Jerry Saltz telling artists everywhere to STEP UP YO GAME!

But more eloquently…

“Art is a self-replicating force.”

—Jerry Saltz, at The College of St. Rose, Albany, 2010

“I’m not sure that a lot of what they’re making is art at all, and if the artists aren’t making art and the collectors aren’t collectors, the galleries selling this product to these people aren’t really galleries anymore, either.”

Jerry Saltz

“Damage to art has been far-reaching. I had to turn away when I saw Belgium painter Luc Tuymans going into David Zwirner to inspect a waterlogged painting of his. I watched outside Printed Matter as box after box of their own printed editions and titles were brought up from the basement and thrown into dumpsters. All lost. Outside, on almost all sidewalks, there were massive piles of cardboard, plastic, and crates. Inside each of these containers had been artworks that had been soaked. I saw stunned gallerists un-framing works on paper, setting them out to dry on any available surface. Other dealers in work boots pushed crates out of spaces, onto the sidewalks, straight into dumpsters.”

Jerry Saltz

“Impressionism not only hails a new kind of painting—it represents a leap in the physiology of vision. Our eyes and brains encounter in this work the visual structures of paint, different types of graphic fields, and hugely expanded possibilities for color, surface, and pictorial space.
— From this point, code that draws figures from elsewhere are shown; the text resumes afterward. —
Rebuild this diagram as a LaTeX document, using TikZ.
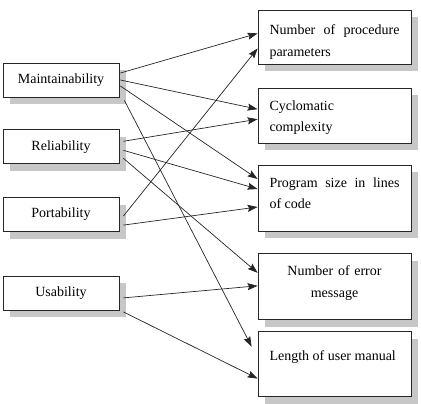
\documentclass[tikz,border=0pt]{standalone}
\usepackage{fontspec}
\setmainfont{Liberation Serif}
\usetikzlibrary{positioning,arrows.meta,shadows}
\tikzset{
  >={Stealth[length=10pt,width=7pt,inset=1.5pt]},
  boxshadow/.style={drop shadow={shadow xshift=7pt,shadow yshift=-7pt,
    fill=black!22,opacity=1}},
  qbox/.style={draw=black!85,line width=0.8pt,fill=white,boxshadow,
    minimum width=116pt,minimum height=34pt,inner sep=0pt,
    font=\fontsize{14}{21}\selectfont},
  mbox/.style={draw=black!85,line width=0.8pt,fill=white,boxshadow,
    text width=130pt,inner xsep=11.5pt,inner ysep=0pt,align=justify,
    text height=22pt,font=\fontsize{14}{21.5}\selectfont},
  link/.style={->,line width=0.7pt,black!85},
}

\begin{document}
\begin{tikzpicture}[x=1pt,y=1pt]
  \useasboundingbox (0,0) rectangle (421,-404);
  % quality attributes
  \node[qbox] (maint) at (61,-80) {Maintainability};
  \node[qbox,below=32pt of maint] (rel) {Reliability};
  \node[qbox,below=33pt of rel] (port) {Portability};
  \node[qbox,below=44pt of port] (usab) {Usability};
  % metrics
  \node[mbox,text height=24.5pt,text depth=29.5pt,anchor=north] (nproc) at (334.5,-10)
    {Number of procedure parameters};
  \node[mbox,text depth=33pt,below=23pt of nproc] (cyclo)
    {Cyclomatic\\ complexity};
  \node[mbox,text depth=44pt,below=21pt of cyclo] (prog)
    {Program size in lines\linebreak of code};
  \node[mbox,text depth=44pt,below=22pt of prog,align=center] (err)
    {Number of error\\ message};
  \node[mbox,text height=29pt,text depth=36pt,below=11pt of err] (len)
    {Length of user manual};
  % links
  \draw[link] ([xshift=1pt,yshift=7pt]maint.east) -- ([yshift=4pt]nproc.west);
  \draw[link] ([xshift=1pt]maint.east) -- ([yshift=6.5pt]cyclo.west);
  \draw[link] ([xshift=1pt,yshift=-6pt]maint.east) -- ([yshift=19pt]prog.west);
  \draw[link] ([xshift=5pt,yshift=-3pt]maint.south east) -- ([xshift=-6pt,yshift=17.5pt]len.west);
  \draw[link] ([xshift=4pt,yshift=5.5pt]rel.east) -- ([yshift=-3.5pt]cyclo.west);
  \draw[link] ([xshift=4pt,yshift=-3.5pt]rel.east) -- ([yshift=9pt]prog.west);
  \draw[link] ([xshift=4pt,yshift=-11.5pt]rel.east) -- ([yshift=14pt]err.west);
  \draw[link] ([xshift=4pt,yshift=-1.5pt]port.east) -- ([yshift=-11pt]nproc.west);
  \draw[link] ([xshift=4pt,yshift=-10.5pt]port.east) -- ([yshift=-9pt]prog.west);
  \draw[link] ([xshift=4pt,yshift=-4.5pt]usab.east) -- ([yshift=1pt]err.west);
  \draw[link] ([xshift=4pt,yshift=-18.5pt]usab.east) -- ([yshift=-14.5pt]len.west);
\end{tikzpicture}
\end{document}
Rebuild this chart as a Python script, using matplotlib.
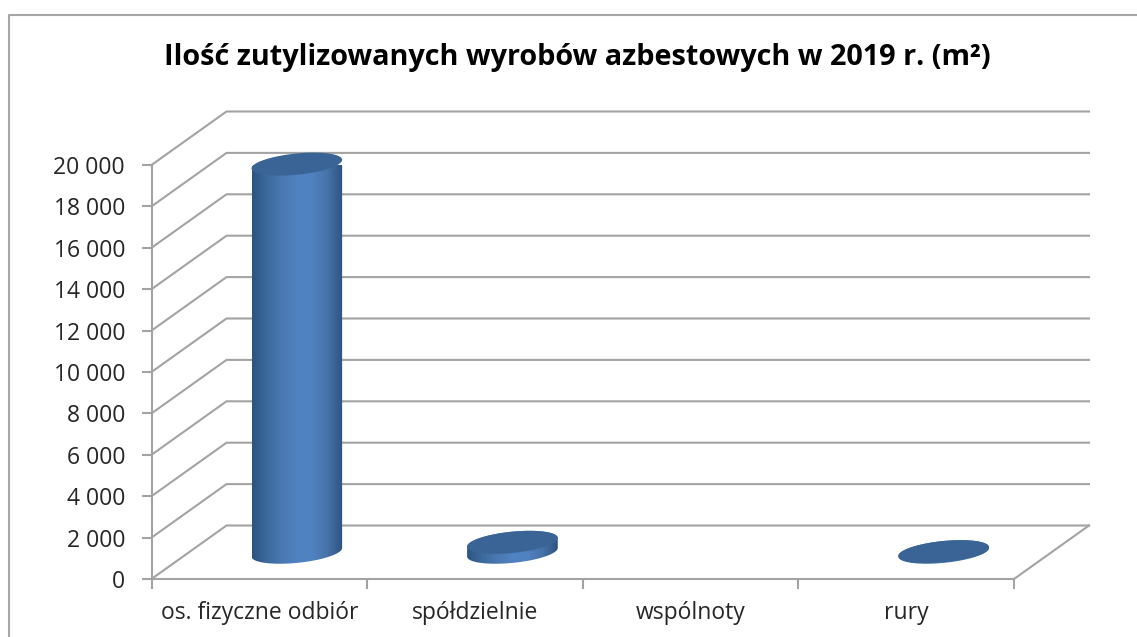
import numpy as np
import matplotlib
matplotlib.use('Agg')
import matplotlib.pyplot as plt
from matplotlib.colors import LinearSegmentedColormap
from matplotlib.lines import Line2D
from matplotlib.patches import Polygon

plt.rcParams['font.family'] = ['Open Sans', 'DejaVu Sans']

title = 'Ilość zutylizowanych wyrobów azbestowych w 2019 r. (m²)'
categories = ['os. fizyczne odbiór', 'spółdzielnie', 'wspólnoty', 'rury']
values = [18750, 480, np.nan, 30]
y_ticks = [0, 2000, 4000, 6000, 8000, 10000, 12000, 14000, 16000, 18000, 20000]
y_labels = ['0', '2 000', '4 000', '6 000', '8 000', '10 000', '12 000', '14 000', '16 000', '18 000', '20 000']

W, H = 1137, 637
GRID = '#a3a3a3'
TEXT = '#262626'
TOP = '#3a6495'
BODY = LinearSegmentedColormap.from_list('body', ['#2d5480', '#3d6a9c', '#4a78b2', '#5083c2',
                                                  '#4f82c0', '#4672a8', '#2d5480'])

fig = plt.figure(figsize=(W / 100, H / 100), dpi=100)
ax = fig.add_axes([151.5 / W, 1 - 579 / H, (1014 - 151.5) / W, (579 - 165) / H])

# depth of the 3D box, in data units
px_x = 4 / (1014 - 151.5)
px_y = 20000 / (579 - 165)
depth_x = 75 * px_x
depth_y = 53.5 * px_y

# ellipse shape in pixels
ELL_A, ELL_B, ELL_H = 42, 17, 11.5


def ellipse(cx, val, t):
    # circle lying on the floor plane, seen through a shear like the box
    x = cx + depth_x / 2 + (ELL_A * np.cos(t) + ELL_B * np.sin(t)) * px_x
    y = val + depth_y / 2 + ELL_H * np.sin(t) * px_y
    return x, y


# gridlines on side and back wall
for v in y_ticks:
    ax.plot([0, depth_x, 4 + depth_x], [v, v + depth_y, v + depth_y],
            color=GRID, lw=1.5, clip_on=False, zorder=1, solid_joinstyle='miter')
ax.plot([4, 4 + depth_x], [0, depth_y], color=GRID, lw=1.5, clip_on=False, zorder=1)

# cylinders
t0 = np.arctan2(ELL_B, ELL_A)
for i, val in enumerate(values):
    if np.isnan(val):
        continue
    cx = i + 0.5
    upper = np.linspace(t0, t0 + np.pi, 80)
    lower = np.linspace(t0 + np.pi, t0 + 2 * np.pi, 80)
    xt, yt = ellipse(cx, val, upper)
    xb, yb = ellipse(cx, 0, lower)
    body = Polygon(np.column_stack([np.r_[xt, xb], np.r_[yt, yb]]), closed=True,
                   fc='none', ec='none', transform=ax.transData)
    ax.add_patch(body)
    xl, xr = min(xt.min(), xb.min()), max(xt.max(), xb.max())
    im = ax.imshow(np.linspace(0, 1, 256)[None, :], cmap=BODY, aspect='auto', zorder=3,
                   interpolation='bilinear', extent=[xl, xr, 0, val + depth_y])
    im.set_clip_path(body)
    xe, ye = ellipse(cx, val, np.linspace(0, 2 * np.pi, 160))
    ax.fill(xe, ye, color=TOP, lw=0, zorder=4, clip_on=False)

ax.set_xlim(0, 4)
ax.set_ylim(0, 20000)
ax.patch.set_visible(False)

# axes
ax.spines[['right', 'top']].set_visible(False)
ax.spines[['left', 'bottom']].set_color(GRID)
ax.spines[['left', 'bottom']].set_linewidth(1.5)
ax.set_yticks(y_ticks, y_labels)
ax.set_xticks([0, 1, 2, 3, 4], [''] * 5)
ax.set_xticks([0.5, 1.5, 2.5, 3.5], categories, minor=True)
ax.tick_params(axis='y', length=7, width=1.5, color=GRID, labelsize=16.5, labelcolor=TEXT, pad=12)
ax.tick_params(axis='x', which='major', length=7, width=1.5, color=GRID)
ax.tick_params(axis='x', which='minor', length=0, labelsize=16.5, labelcolor=TEXT, pad=16)

fig.text(577 / W, 1 - 57 / H, title, ha='center', va='center', fontsize=20.8, fontweight='bold', color='black')

# chart frame, only top and left show in the crop
fig.add_artist(Line2D([9 / W, 9 / W, 1], [0, 1 - 14.5 / H, 1 - 14.5 / H], color='#a6a6a6', lw=1.5))

fig.savefig('out.png', dpi=100)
Many mid-nineteenth-century viewers literally could not see this kind of work as painting. Instead they saw incoherent globs of paint. A popular cartoon of the time depicted a Renoir painting of a woman holding a parasol as a flat coin-like oval with an umbrella above it. Painting had metamorphosed into a whole new optical creature. This is where Western art was reborn.”

—Art critic Jerry Saltz on the Metropolitan Museum of Art’s exhibition Impressionism, Fashion, and Modernity showing through May 27.